Notable:
"And these prices do not represent just a few one-off, left field offers. All told, there were more than 100 bids combining wind and solar, or both, with battery storage, and 20 gigawatts of such capacity.
The “median” means that half the bids were cheaper than the median price cited above."
I realize most readers of HN know what a median is, but the fact that this was not just the lowest bid in each group was worth highlighting.
This appears to have come before the recent 30% Solar panel import tariff. Can anybody else confirm that the bids that include solar would not be possible today?
These bids are for projects that go into service by 2023.
It's extremely unlikely that this tariff will last even two years. Similarly enacted section 201 tariffs get squashed the next time the WTO considers them. If, by some implausible and disastrous series of events we are taken into a trade war and the current tariffs stand, they decrease by 5% each year, to 10%.
So its safe to say that they will have as little impact on the bids 5 years from now as they do on increasing US manufacturing.
Also worth noting that even a 30% tariff on panels just makes them cost about what they did in 2015. It does nothing to the other significant costs of solar tech - inverters, supporting structures, land, installation labor.
At worst it will delay solar adoption by a couple of years.
I am no economist, but the tariff could end up accelerating the decrease in prices as the foreign producers have a steeper gradient to overcome. If they are indeed dumping at below cost, they could also respond by lowering prices by the tariff amount.
If the tariff is applied to foreign assembled units, they could onshore the final assembly. Or start bundling non-tariffed systems so they are still cheaper in the end.
I could envision a cargo container with the panels and strandbeest-accordian support structure, plant on end in the ground and it would automatically unfurl (high school bleachers but with an alternating Z pattern) as the container moves along. Even with a lower pack density, deployment in hours would save the overall system cost.
The proposed tariff allows for only 2.5GW of cell imports that are assembled into full modules in the US. Manufacturers are already lining up to see who is going to be allowed to get into that small quota.
Given that it's going to take a bare minimum of 18 months and probably several years to build a new cell manufacturing facility, and the length of life of such a facility, somebody looking at building new capacity would get a year or two of tariff protection, and then have to survive another few decades without it.
And prices continue to drop precipitously. Given the tariff phase out, the market will probably return to 2017 equivalent in short order, and then continue to get cheaper in spite of the tariffs.
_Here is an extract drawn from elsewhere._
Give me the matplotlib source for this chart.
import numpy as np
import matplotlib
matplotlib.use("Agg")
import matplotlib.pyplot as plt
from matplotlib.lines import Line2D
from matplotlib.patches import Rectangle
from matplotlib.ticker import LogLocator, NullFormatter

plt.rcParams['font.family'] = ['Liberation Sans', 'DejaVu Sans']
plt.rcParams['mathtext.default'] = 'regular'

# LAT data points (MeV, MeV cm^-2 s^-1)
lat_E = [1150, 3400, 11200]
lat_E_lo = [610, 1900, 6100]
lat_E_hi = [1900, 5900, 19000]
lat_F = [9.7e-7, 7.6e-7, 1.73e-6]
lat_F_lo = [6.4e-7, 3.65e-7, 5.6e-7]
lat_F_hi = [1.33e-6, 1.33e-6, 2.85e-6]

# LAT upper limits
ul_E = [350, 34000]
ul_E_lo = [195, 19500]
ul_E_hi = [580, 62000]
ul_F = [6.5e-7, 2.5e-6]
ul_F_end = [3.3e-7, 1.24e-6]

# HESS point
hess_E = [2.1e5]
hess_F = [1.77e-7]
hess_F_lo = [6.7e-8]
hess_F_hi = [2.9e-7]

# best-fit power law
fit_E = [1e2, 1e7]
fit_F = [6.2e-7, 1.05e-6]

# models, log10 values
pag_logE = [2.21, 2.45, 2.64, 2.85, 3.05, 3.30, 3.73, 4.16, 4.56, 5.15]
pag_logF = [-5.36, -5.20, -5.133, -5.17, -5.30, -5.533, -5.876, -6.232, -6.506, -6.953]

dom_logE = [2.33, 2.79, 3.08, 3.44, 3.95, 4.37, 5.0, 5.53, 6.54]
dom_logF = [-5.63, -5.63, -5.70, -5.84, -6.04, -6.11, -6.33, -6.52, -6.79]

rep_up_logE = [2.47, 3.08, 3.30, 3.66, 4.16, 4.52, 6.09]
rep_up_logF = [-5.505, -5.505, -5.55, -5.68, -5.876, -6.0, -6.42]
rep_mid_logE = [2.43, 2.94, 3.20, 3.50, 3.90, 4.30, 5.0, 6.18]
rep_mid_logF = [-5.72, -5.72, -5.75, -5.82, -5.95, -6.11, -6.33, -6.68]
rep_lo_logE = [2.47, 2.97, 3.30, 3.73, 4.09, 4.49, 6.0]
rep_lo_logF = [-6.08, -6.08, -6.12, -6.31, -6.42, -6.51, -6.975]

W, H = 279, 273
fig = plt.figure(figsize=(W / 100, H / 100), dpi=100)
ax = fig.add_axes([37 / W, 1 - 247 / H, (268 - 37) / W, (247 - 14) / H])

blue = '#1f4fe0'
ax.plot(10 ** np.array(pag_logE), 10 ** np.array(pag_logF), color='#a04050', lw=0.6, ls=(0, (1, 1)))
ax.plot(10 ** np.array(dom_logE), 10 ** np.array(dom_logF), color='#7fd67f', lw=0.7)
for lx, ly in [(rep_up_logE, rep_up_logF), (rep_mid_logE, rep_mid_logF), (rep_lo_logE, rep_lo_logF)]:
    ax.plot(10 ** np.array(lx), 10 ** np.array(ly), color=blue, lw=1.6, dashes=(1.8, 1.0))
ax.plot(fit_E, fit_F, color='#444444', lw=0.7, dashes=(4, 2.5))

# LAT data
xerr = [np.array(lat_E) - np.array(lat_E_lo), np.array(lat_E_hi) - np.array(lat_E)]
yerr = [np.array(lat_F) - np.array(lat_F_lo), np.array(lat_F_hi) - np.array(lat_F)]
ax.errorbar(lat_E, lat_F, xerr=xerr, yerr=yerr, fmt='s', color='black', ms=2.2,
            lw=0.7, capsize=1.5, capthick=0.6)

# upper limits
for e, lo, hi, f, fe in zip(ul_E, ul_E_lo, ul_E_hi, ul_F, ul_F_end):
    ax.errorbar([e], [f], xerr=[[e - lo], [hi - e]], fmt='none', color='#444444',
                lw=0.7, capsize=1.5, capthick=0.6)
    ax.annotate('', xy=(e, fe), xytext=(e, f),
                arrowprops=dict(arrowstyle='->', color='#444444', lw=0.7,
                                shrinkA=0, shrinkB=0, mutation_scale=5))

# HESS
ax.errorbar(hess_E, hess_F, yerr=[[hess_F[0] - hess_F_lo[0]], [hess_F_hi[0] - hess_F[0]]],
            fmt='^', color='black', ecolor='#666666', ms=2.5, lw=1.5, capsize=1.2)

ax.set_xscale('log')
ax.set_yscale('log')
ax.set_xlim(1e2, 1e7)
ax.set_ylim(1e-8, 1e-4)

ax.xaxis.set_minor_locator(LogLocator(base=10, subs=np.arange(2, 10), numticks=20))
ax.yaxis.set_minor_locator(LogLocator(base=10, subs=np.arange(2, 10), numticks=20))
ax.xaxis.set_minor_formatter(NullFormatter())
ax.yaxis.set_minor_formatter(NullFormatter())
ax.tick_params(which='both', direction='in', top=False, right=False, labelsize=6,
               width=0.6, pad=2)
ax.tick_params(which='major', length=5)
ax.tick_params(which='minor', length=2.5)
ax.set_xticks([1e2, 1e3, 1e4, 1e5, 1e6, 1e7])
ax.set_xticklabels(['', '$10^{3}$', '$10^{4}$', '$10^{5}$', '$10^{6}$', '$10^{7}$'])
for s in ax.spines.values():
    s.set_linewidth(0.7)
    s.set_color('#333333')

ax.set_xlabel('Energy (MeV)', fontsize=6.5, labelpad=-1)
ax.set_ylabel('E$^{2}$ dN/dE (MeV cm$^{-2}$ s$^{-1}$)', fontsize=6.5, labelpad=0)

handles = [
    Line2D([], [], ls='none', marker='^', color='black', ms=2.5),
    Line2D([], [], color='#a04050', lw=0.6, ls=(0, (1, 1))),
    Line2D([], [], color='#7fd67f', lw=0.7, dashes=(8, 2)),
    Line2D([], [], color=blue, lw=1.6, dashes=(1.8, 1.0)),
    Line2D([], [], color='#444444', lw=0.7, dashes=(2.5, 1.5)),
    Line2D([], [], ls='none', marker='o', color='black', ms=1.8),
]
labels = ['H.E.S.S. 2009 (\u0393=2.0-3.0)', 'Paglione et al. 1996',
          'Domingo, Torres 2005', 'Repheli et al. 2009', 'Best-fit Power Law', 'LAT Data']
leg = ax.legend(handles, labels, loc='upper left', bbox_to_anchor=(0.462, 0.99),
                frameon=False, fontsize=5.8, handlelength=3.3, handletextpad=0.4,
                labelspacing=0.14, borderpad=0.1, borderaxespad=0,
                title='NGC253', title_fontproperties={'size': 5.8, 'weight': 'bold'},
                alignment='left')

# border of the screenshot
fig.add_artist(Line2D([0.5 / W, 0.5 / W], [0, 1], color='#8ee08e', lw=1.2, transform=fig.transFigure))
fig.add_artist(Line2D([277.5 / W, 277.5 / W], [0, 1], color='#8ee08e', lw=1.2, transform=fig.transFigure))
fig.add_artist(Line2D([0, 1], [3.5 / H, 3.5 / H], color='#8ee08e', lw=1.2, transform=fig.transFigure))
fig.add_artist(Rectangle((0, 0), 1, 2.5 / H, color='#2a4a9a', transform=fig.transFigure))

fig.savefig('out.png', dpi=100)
Yes. These bids are usually for a "power purchase agreement", which is a bid to deliver X amount of power over some period of time. All of the maintenance, fuel, wear/replacement costs are included with the bid since it's just a raw end power delivery contract.
The interesting thing that's new about this is that these bids are for "dispatchable" renewables. Up until this point, most renewables were not dispatchable since they didn't have cost competitive storage. This means that renewables now can bid for much higher levels of grid penetration in capacity markets.
Note that coal is also not a dispatchable power source. Mostly they're base load plants [1], best case they're load following power plants [2]. No way for them to respond quickly to demand changes like natural gas, hydroelectric, or batteries can.
One last reference, these are in contrast to peaker power plants [3] which can quickly start up and shut down as needed to cover high demand periods. Gas, hydro, and grid tied batteries fit into this category.
At least in the US, the grid runs as a market where as demand rises, plants bid their price to meet the demand. The energy price that they charge for these peaks is substantially higher than the base load price because you have to build enough power plants to meet the highest demand (else you get brownouts) and the peaker plants are only going to run for a small fraction of the time. The price they charge for that small time still has to cover all of the infrastructure cost.
Since the peak energy price is so high, that makes a good opportunity for batteries to jump in. Tesla's recent Australian battery project is a great showcase of that.
The “median” means that half the bids were cheaper than the median price cited above."
I realize most readers of HN know what a median is, but the fact that this was not just the lowest bid in each group was worth highlighting.